For the craving for money is the root of all sorts of evils. [1 Timothy 6:10 New Testament]
Radix malorum est cupiditas The root of evil is cupiditas -> greed

The Law of Unexpected Consequences

Ralph Nader unwittingly set the groundwork for Citizens United

In 1976, Ralph Nader won a consumer rights case before the Supreme Court which established First Amendment protection for commercial speech by ruling that Virginia’s ban on advertising prescription drug prices was unconstitutional. It upheld Ralph Nader’s contention that the free flow of commercial information is vital to the public. Virginia State Board of Pharmacy v. Virginia Citizens Consumer Council, Inc. This was the change of precedent that led to the travesty of Citizens United in 2010.

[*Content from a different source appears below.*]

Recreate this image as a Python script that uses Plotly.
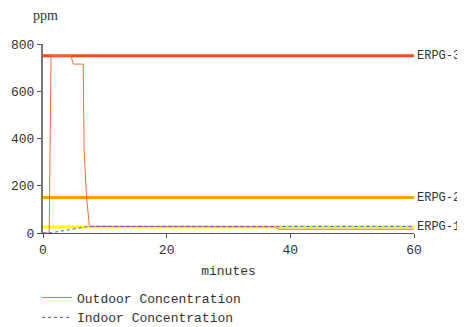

Citizens United v. Federal Election Commission held that the First Amendment prohibits the government from restricting independent political expenditures by corporations, unions, and associations. Corporate lawyer Lewis Powell sent a memo in 1971 to a friend who was the chairman of the U.S. Chamber of Commerce. Titled “Attack on American Free Enterprise Systems” it was “full of practical strategies covering a range pf issues, making it one of the most significant documents of the neoliberal revolution in America” p. 85. This was part of the formation of the Federalist Society, covered in Chapter Five, with founding members from the Olin Corporation and industries most threatened by changing markets: big oil, tobacco and weapons.

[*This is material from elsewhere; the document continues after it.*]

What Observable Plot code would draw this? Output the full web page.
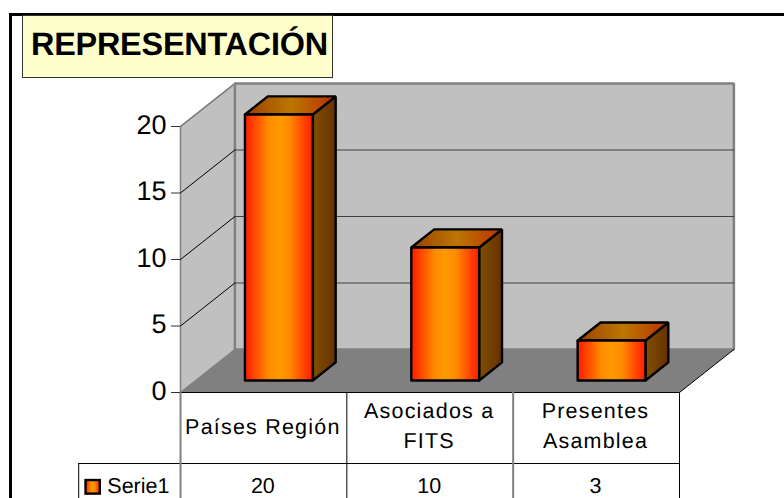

Lewis Powell went on to become a member of the Supreme Court and was a leader in shifting the decisions from what was best for the people to what was best for the corporations and markets. He was proud of his achievement of keeping black children out of white classrooms in Virginia — de facto segregation.

The Paradox of TIAA-CREF

TIAA-CREF is the leading financial advisor for more than five million teachers, firefighters, police officers, hospital workers, college professors, and people who walk across a variety of public sector jobs. The five million people are part of the disappearing middle class whose jobs and lives have been eroded by the efficiency-minded logic of the financialized neoliberal economy.

TIAA-CREF is a big capital reservoir of middle-class pensions that is invested like any other Wall Street portfolio: maximize returns. Worker’s retirement savings were fed into the same financialized market that squeezed empathy out of hospitals and turned them into businesses. On p. 349 Professor Baradaran says, “Neoliberalism’s trick was to enable a privileged few to cheat the market, loot our shared resources, and seize the ladders of opportunity.” The market is neither Divine nor Evil; it is an algorithm designed to maximize return-on-investment, making the rich richer and the poor poorer.

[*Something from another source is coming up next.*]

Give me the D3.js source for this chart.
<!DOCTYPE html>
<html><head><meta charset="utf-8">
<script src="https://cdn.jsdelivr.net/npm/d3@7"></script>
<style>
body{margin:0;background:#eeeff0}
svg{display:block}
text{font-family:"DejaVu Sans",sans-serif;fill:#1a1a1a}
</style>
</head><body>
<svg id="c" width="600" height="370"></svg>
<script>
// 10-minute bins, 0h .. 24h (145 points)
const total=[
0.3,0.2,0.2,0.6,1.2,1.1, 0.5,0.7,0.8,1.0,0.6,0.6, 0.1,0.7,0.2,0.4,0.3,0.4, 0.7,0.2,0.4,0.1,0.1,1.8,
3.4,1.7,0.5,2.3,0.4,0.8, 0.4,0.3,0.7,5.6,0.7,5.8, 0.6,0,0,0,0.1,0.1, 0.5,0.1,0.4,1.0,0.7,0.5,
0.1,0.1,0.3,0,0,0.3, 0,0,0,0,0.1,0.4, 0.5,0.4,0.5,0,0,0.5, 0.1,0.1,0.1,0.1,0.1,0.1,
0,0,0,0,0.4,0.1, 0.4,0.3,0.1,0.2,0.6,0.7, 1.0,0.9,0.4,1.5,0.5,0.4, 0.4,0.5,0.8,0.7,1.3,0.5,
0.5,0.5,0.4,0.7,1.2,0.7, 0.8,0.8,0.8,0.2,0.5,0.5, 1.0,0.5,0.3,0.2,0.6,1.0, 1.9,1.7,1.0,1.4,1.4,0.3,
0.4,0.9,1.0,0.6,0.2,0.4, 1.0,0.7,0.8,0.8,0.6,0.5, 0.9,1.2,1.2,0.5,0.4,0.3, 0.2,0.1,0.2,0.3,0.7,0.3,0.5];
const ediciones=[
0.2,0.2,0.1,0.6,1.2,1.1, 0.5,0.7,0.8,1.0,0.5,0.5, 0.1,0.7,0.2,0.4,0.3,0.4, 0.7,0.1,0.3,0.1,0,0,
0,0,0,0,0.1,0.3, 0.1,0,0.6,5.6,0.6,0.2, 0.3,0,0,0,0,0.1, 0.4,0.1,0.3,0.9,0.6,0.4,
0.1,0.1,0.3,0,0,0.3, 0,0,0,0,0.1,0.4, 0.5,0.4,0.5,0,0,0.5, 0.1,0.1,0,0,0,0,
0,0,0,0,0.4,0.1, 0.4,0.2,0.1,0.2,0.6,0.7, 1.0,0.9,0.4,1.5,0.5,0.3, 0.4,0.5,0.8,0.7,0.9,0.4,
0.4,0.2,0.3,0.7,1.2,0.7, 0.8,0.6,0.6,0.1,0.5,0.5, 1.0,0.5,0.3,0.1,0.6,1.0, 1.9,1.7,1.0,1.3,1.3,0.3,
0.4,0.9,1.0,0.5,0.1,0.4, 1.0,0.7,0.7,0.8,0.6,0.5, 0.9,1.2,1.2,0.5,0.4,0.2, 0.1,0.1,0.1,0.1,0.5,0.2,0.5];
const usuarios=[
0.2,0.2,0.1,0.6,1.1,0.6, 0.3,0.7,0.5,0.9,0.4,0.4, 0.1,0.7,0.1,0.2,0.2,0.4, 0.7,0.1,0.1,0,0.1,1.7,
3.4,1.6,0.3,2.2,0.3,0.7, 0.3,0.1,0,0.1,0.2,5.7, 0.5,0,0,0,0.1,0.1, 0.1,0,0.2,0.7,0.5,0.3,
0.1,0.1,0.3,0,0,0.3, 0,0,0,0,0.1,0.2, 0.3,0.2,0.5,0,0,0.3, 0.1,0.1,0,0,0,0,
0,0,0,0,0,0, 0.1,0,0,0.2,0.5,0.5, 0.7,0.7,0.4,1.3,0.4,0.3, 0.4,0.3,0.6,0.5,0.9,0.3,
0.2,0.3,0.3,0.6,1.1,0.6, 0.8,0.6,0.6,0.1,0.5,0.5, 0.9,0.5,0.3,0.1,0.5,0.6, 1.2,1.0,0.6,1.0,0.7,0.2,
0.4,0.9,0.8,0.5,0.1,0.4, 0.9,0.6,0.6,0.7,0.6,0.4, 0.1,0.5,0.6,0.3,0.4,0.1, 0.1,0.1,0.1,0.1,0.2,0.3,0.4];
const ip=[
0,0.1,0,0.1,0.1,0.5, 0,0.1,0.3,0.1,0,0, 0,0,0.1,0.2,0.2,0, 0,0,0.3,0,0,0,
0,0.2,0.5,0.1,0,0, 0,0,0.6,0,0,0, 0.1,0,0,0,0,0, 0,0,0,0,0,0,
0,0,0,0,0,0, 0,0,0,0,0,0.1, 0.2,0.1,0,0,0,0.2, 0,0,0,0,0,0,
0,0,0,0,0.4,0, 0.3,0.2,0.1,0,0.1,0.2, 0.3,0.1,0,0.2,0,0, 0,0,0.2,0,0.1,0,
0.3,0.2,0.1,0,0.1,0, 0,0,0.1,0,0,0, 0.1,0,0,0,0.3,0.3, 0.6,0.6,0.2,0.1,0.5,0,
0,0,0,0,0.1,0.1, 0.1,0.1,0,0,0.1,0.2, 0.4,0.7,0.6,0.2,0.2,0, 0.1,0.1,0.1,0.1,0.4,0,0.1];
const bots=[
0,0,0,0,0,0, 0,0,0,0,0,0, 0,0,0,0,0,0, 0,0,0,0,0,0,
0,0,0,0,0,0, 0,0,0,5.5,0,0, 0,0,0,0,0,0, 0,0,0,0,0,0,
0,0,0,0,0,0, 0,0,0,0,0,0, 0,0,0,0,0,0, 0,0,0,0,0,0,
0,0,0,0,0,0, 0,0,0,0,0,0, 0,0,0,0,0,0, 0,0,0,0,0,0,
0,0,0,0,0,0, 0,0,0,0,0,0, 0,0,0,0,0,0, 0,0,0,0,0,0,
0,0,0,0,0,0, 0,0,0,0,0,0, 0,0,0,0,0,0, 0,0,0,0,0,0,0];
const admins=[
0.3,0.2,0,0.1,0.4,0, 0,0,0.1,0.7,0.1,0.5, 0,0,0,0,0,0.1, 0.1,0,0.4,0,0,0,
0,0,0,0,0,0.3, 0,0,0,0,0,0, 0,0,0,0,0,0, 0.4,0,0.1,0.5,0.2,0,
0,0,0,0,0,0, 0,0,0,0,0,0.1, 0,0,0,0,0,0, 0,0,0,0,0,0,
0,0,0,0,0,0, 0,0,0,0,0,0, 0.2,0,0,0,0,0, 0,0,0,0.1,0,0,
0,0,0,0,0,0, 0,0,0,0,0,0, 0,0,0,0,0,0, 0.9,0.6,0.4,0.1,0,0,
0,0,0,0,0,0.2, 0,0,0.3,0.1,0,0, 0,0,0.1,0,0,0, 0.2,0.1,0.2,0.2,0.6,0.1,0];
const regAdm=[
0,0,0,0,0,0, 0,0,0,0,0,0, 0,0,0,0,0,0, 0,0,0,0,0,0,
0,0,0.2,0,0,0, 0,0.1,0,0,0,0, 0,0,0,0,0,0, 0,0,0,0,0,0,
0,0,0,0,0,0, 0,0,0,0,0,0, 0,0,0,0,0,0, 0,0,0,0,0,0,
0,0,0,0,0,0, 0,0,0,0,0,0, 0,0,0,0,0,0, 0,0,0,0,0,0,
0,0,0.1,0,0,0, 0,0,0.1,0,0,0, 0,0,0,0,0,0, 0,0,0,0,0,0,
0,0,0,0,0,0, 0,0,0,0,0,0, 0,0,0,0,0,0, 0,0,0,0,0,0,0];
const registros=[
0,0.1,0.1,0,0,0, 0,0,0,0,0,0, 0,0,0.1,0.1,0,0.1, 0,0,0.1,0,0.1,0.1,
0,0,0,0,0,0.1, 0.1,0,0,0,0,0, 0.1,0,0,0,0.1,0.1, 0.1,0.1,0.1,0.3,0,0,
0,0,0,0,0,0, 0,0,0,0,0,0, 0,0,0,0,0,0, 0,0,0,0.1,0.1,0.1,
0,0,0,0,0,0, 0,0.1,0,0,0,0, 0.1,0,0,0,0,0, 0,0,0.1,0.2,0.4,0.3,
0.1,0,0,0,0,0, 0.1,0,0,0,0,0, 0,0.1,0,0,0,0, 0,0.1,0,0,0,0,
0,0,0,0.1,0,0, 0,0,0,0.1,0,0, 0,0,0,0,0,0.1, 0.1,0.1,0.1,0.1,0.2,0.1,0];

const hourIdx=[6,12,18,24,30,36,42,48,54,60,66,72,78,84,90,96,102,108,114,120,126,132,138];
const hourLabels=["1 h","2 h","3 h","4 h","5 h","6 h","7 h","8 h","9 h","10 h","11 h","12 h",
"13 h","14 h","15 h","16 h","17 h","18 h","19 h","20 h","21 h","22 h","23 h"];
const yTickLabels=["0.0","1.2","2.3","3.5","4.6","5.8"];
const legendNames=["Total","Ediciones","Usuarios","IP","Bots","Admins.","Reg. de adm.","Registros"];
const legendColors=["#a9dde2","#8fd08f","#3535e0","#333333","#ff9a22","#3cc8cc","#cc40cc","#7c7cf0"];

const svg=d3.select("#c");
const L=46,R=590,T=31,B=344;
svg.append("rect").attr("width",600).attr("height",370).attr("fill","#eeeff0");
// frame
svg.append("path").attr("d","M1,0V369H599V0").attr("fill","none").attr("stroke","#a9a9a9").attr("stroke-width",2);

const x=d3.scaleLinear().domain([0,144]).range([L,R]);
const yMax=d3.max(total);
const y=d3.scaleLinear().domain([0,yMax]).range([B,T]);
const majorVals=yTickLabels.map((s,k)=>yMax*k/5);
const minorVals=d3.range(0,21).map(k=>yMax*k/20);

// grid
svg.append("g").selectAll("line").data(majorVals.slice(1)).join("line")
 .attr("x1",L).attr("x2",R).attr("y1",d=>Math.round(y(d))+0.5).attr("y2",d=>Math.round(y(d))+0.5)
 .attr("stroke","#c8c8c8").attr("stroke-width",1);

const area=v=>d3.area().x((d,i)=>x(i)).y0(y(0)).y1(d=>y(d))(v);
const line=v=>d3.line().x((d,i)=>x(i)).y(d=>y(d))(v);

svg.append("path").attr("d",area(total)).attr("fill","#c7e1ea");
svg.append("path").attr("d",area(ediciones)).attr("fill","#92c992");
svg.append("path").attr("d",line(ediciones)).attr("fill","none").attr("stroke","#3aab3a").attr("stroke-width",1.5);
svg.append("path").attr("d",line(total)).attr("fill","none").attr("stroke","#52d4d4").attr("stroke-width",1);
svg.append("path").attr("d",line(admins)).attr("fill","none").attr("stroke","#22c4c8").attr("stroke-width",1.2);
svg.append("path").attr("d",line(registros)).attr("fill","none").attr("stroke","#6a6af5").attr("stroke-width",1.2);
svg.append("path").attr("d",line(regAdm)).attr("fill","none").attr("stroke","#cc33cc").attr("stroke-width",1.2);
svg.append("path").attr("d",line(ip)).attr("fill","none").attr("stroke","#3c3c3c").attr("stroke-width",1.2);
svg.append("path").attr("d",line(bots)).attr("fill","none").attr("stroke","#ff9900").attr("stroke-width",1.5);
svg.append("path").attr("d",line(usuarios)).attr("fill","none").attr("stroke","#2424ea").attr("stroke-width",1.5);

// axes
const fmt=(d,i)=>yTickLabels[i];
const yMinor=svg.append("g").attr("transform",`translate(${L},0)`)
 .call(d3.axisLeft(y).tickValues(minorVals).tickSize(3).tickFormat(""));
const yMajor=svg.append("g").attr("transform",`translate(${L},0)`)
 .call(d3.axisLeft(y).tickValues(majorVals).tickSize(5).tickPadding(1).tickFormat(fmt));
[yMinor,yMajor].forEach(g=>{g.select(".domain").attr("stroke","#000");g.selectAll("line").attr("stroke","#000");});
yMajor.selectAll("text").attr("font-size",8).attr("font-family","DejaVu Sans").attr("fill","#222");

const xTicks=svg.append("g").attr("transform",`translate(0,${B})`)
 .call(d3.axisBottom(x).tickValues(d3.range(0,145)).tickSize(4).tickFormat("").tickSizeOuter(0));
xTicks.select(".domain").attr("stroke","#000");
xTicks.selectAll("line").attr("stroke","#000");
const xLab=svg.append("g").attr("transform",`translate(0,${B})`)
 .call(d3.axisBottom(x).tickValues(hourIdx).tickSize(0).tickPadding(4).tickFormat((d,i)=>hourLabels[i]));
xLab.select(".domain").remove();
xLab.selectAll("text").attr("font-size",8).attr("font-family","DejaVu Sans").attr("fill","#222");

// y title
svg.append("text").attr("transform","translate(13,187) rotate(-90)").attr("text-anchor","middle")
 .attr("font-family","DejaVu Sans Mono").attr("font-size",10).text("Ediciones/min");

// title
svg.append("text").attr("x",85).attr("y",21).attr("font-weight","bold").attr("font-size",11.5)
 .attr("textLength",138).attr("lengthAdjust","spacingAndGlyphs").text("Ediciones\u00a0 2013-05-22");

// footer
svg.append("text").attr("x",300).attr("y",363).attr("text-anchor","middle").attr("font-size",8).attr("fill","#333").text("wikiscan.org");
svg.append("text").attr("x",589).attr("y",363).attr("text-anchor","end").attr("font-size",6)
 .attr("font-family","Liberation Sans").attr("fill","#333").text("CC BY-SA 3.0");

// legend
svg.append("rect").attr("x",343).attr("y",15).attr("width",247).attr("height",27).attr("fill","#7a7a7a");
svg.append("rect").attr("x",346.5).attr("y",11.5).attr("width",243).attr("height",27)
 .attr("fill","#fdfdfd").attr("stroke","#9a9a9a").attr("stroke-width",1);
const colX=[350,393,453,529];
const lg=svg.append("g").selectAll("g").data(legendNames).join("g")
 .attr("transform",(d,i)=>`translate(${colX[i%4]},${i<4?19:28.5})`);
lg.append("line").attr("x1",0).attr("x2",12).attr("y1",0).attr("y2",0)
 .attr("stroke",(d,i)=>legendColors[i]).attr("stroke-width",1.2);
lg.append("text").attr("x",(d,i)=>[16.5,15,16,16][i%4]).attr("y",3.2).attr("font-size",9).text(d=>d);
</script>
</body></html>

Integrity is Expensive but it is Not a Luxury

At the Munich Security Conference in February 2026, Representative Alexandria Ocasio-Cortez spoke about the intersection of economic inequality and the rise of far-right populism. She challenged the elite, pro-establishment conference attendees, arguing that runaway inequality fuels far-right populist movements. The security of the individual erodes as power and wealth become increasingly unequal. One threat is the power of surveillance as it becomes concentrated in fewer entities, often corporations like Palantir rather than elected governments.

On page 359 Professor Baradaran states:

I now believe that for those of us fighting for economic justice, it is time to look toward the MARKETS for solutions, because now money has more rights than voters,
and corporations have more power more than governments…

The neoliberal coalition did not want trade on fair terms, so they rigged the game.

Mehrsa Baradaran

Professor Baradaran contends that the neoliberal push to turn people into “entrepreneurs of themselves” is deluded and serves commerce rather than society. To insist that every American is solely responsible for their own success or failure is delusional. As a society, we must do more to provide education to anyone eager to study because a robust democracy is stabilized by voters who are able to think and who can make the effort to understand the many sides of complex issues.

Mehrsa Baradaran was born in Iran where her mother was imprisoned for political protest. Upon her mother’s release, they emigrated to the US when Mehrsa was about 8 years old.